Frequent Pattern Mining
Frequent pattern mining is a concept that has been used for a very long time to describe an aspect of data mining that many would argue is the very essence of the term data mining: taking a set of data and applying statistical methods to find interesting and previously-unknown patterns within said set of data. We aren't looking to classify instances or perform instance clustering; we simply want to learn patterns of subsets which emerge within a dataset and across instances, which ones emerge frequently, which items are associated, and which items correlate with others.
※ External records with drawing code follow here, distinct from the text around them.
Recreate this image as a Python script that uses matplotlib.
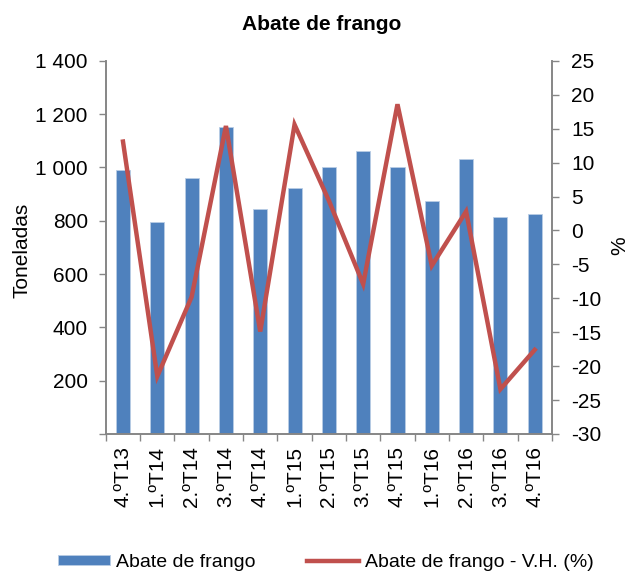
import matplotlib.pyplot as plt
from matplotlib.ticker import FuncFormatter

plt.rcParams['font.family'] = ['Liberation Sans', 'DejaVu Sans']
plt.rcParams['axes.unicode_minus'] = False

# dados
trimestres = ['4.ºT13', '1.ºT14', '2.ºT14', '3.ºT14', '4.ºT14', '1.ºT15', '2.ºT15',
              '3.ºT15', '4.ºT15', '1.ºT16', '2.ºT16', '3.ºT16', '4.ºT16']
toneladas = [991, 797, 961, 1153, 843, 921, 1003, 1062, 1000, 873, 1031, 813, 824]
vh = [13.1, -21.5, -9.8, 15.4, -14.9, 15.6, 4.4, -7.9, 18.6, -5.2, 2.8, -23.4, -17.6]

azul = '#4F81BD'
vermelho = '#C0504D'
cinza = '#868686'

fig = plt.figure(figsize=(6.3, 5.74), dpi=100)
ax = fig.add_axes([0.168, 0.244, 0.708, 0.650])
ax2 = ax.twinx()

x = range(len(trimestres))
ax.bar(x, toneladas, width=0.41, color=azul, edgecolor='#B9CDE5', linewidth=0.6,
       label='Abate de frango', zorder=2)
ax2.plot(x, vh, color=vermelho, lw=3.2, solid_joinstyle='miter',
         label='Abate de frango - V.H. (%)', zorder=3)

ax.set_xlim(-0.5, len(trimestres) - 0.5)
ax.set_ylim(0, 1400)
ax.set_yticks(range(0, 1401, 200))
ax.yaxis.set_major_formatter(FuncFormatter(
    lambda v, p: '' if v == 0 else f'{int(v):,}'.replace(',', ' ')))
ax2.set_ylim(-30, 25)
ax2.set_yticks(range(-30, 26, 5))

ax.set_xticks(list(x))
ax.set_xticklabels(trimestres, rotation=90, fontsize=15)
ax.set_xticks([i - 0.5 for i in range(len(trimestres) + 1)], minor=True)
ax.tick_params(axis='x', which='major', length=0, pad=9)
ax.tick_params(axis='x', which='minor', length=5, color=cinza, width=1)
ax.tick_params(axis='y', labelsize=15, length=5, color=cinza, width=1, pad=8)
ax2.tick_params(axis='y', labelsize=15, length=5, color=cinza, width=1, pad=9)

for a in (ax, ax2):
    a.spines['top'].set_visible(False)
    for s in ('left', 'right', 'bottom'):
        a.spines[s].set_color(cinza)
        a.spines[s].set_linewidth(1.2)

fig.text(22 / 630, 1 - 250 / 574, 'Toneladas', fontsize=15, rotation=90,
         ha='center', va='center')
fig.text(620 / 630, 1 - 246 / 574, '%', fontsize=15, rotation=90,
         ha='center', va='center')
fig.text(322 / 630, 1 - 24 / 574, 'Abate de frango', fontsize=15,
         fontweight='bold', ha='center', va='center')

h1, l1 = ax.get_legend_handles_labels()
h2, l2 = ax2.get_legend_handles_labels()
fig.legend(h1 + h2, l1 + l2, loc='center', bbox_to_anchor=(0.517, 0.02),
           ncol=2, frameon=False, fontsize=14, handlelength=2.67,
           handleheight=0.35, columnspacing=2.67, handletextpad=0.3,
           borderpad=0, borderaxespad=0)

fig.savefig('out.png', dpi=100)
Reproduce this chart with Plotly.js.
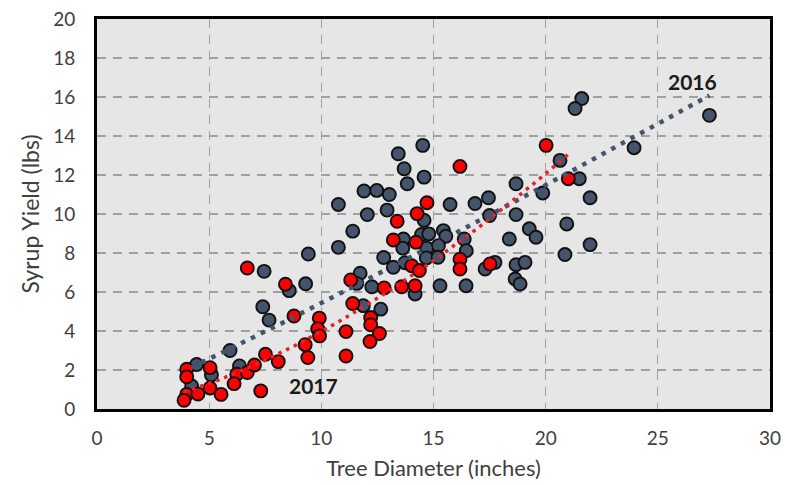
<!DOCTYPE html>
<html>
<head>
<meta charset="utf-8">
<script src="https://cdn.plot.ly/plotly-3.0.1.min.js"></script>
<style>html,body{margin:0;padding:0;background:#fff;}#chart{width:785px;height:485px;}</style>
</head>
<body>
<div id="chart"></div>
<script>
// 2016 trees
const dia2016 = [9.42,7.45,8.57,9.30,7.39,7.67,5.93,4.44,5.10,6.35,4.22,
  14.52,13.43,13.69,14.58,13.83,11.90,12.47,13.03,10.76,12.05,12.93,14.58,15.74,16.85,17.45,17.50,
  11.40,10.76,13.66,13.63,14.47,14.79,15.44,15.55,16.37,16.46,14.70,15.22,14.68,15.20,12.78,13.73,
  11.73,11.58,12.25,14.18,15.29,16.45,11.87,12.65,
  21.61,21.31,27.30,23.94,20.64,21.50,18.68,19.87,21.98,18.68,19.27,19.57,18.38,20.94,21.98,20.86,
  18.68,19.08,18.64,18.86,17.74,17.30,13.21];
const yield2016 = [7.95,7.06,6.07,6.42,5.24,4.56,3.00,2.28,1.75,2.21,1.18,
  13.52,13.09,12.32,11.89,11.55,11.18,11.21,11.00,10.49,9.97,10.20,9.68,10.49,10.54,10.83,9.92,
  9.12,8.29,8.72,8.25,8.95,8.98,9.15,8.86,8.72,8.12,8.25,8.38,7.75,7.78,7.77,7.50,
  6.96,6.44,6.27,5.90,6.32,6.32,5.30,5.12,
  15.92,15.41,15.06,13.40,12.75,11.81,11.55,11.08,10.83,9.97,9.24,8.81,8.72,9.49,8.43,7.92,
  7.40,7.52,6.67,6.41,7.52,7.18,7.27];
// 2017 trees
const dia2017 = [6.70,8.40,8.78,9.91,9.84,9.92,7.51,8.08,9.28,9.40,
  4.00,4.00,5.04,6.23,6.11,6.70,7.02,7.30,4.00,3.88,4.50,5.04,5.53,
  16.18,14.71,14.27,13.38,13.21,14.22,16.18,16.18,14.03,14.37,11.31,12.80,13.58,14.18,
  11.40,12.20,12.20,12.59,12.17,11.10,11.10,17.52,20.02,21.01];
const yield2017 = [7.23,6.40,4.77,4.66,4.12,3.75,2.81,2.43,3.30,2.64,
  2.04,1.65,2.12,1.78,1.30,1.87,2.26,0.93,0.75,0.45,0.77,1.08,0.75,
  12.44,10.58,10.02,9.63,8.67,8.55,7.68,7.18,7.35,7.10,6.62,6.21,6.27,6.32,
  5.41,4.69,4.32,3.87,3.46,3.97,2.72,7.44,13.52,11.81];
const xTicks = [0,5,10,15,20,25,30];
const yTicks = [0,2,4,6,8,10,12,14,16,18,20];
const labels = ["2016","2017"];
// power trendlines y = a * x^b, coefficients
const trendA = [0.449, 0.0991];
const trendB = [1.082, 1.603];

function powerCurve(xs, a, b){
  const x0=Math.min(...xs), x1=Math.max(...xs);
  const px=[], py=[];
  for(let k=0;k<=60;k++){const x=x0+(x1-x0)*k/60; px.push(x); py.push(a*Math.pow(x,b));}
  return {x:px, y:py};
}
const t16 = powerCurve(dia2016, trendA[0], trendB[0]);
const t17 = powerCurve(dia2017, trendA[1], trendB[1]);

const darkCol = '#44546A', redCol = '#FF0000';
const traces = [
  {x:dia2016, y:yield2016, mode:'markers', type:'scatter', name:labels[0],
   marker:{size:13, color:darkCol, line:{color:'#111', width:1.9}}},
  {x:dia2017, y:yield2017, mode:'markers', type:'scatter', name:labels[1],
   marker:{size:13, color:redCol, line:{color:'#111', width:1.9}}},
  {x:t16.x, y:t16.y, mode:'lines', type:'scatter', line:{color:darkCol, width:4.5, dash:'4.5px,6.5px'}, hoverinfo:'skip'},
  {x:t17.x, y:t17.y, mode:'lines', type:'scatter', line:{color:'#E8202A', width:3.5, dash:'3.5px,5px'}, hoverinfo:'skip'}
];
const fontFam = 'Lato, "Open Sans", sans-serif';
const layout = {
  width:785, height:485,
  margin:{l:97, r:15, t:19, b:76},
  paper_bgcolor:'#ffffff', plot_bgcolor:'#E7E6E6',
  showlegend:false,
  font:{family:fontFam, color:'#404040', size:19},
  xaxis:{range:[0,30], tickvals:xTicks, ticktext:xTicks.map(String),
    showline:true, mirror:true, linecolor:'#000', linewidth:3,
    showgrid:true, gridcolor:'#A0A0A0', gridwidth:1.3, griddash:'9px,7px', zeroline:false,
    ticks:'', ticklabelstandoff:10, tickfont:{size:19, color:'#404040'},
    title:{text:'Tree Diameter (inches)', font:{size:22, color:'#404040'}, standoff:13}},
  yaxis:{range:[0,20], tickvals:yTicks, ticktext:yTicks.map(String),
    showline:true, mirror:true, linecolor:'#000', linewidth:3,
    showgrid:true, gridcolor:'#A0A0A0', gridwidth:1.3, griddash:'9px,7px', zeroline:false,
    ticks:'', ticklabelstandoff:15, tickfont:{size:19, color:'#404040'},
    title:{text:'Syrup Yield (lbs)', font:{size:23, color:'#404040'}, standoff:8}},
  annotations:[
    {x:26.55, y:16.8, xref:'x', yref:'y', text:'<b>'+labels[0]+'</b>', showarrow:false, font:{size:21, color:'#1a1a1a', family:fontFam}},
    {x:9.63, y:1.18, xref:'x', yref:'y', text:'<b>'+labels[1]+'</b>', showarrow:false, font:{size:21, color:'#1a1a1a', family:fontFam}}
  ]
};
Plotly.newPlot('chart', traces, layout, {displayModeBar:false, staticPlot:true});
</script>
</body>
</html>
It's easy to see why the above terms become conflated.
Frequent pattern mining is most closely identified with market basket analysis, which is the identification of subsets of finite superset of products that are purchased together with some level of both absolute and correlative frequency. This concept can be generalized beyond the purchase of items; however, the underlying principle of item subsets remains unchanged.
Outlier analysis, also called anomaly detection, is a bit different than the other data mining "problems," and is often not considered on its own, for a few specific reasons.
First, and most importantly to this discussion, outlier analysis is not its own method of mining as are the other problems above, but instead can actually use the above methods for its own goals (it's an end, as opposed to a means). Second, outlier analysis can also be approached as an exercise in descriptive statistics, which some would argue is not data mining at all (holding that data mining consists of, by definition, predictive statistical methods). However, in the interests of being exhaustive, it has been included here.
Outliers are data instances which do not seem to readily fit the behavior of the remaining data or a resulting model. Though many data mining algorithms intentionally do not take outliers into account, or can be modified to explicitly discard them, there are times when outliers themselves are where the money is.
And that could not be more literal than in fraud detection, which uses outliers as identification of fraudulent activity. Regularly use your credit card in and around New York and on online, mostly for insignificant purchases? Used it at a coffee shop this AM in Soho, had dinner on the Upper West Side, but spent several thousand dollars "in person" on electronics equipment in Paris sometime in between? There's your outlier, and these are pursued relentlessly using a wide variety of mining and simple descriptive techniques.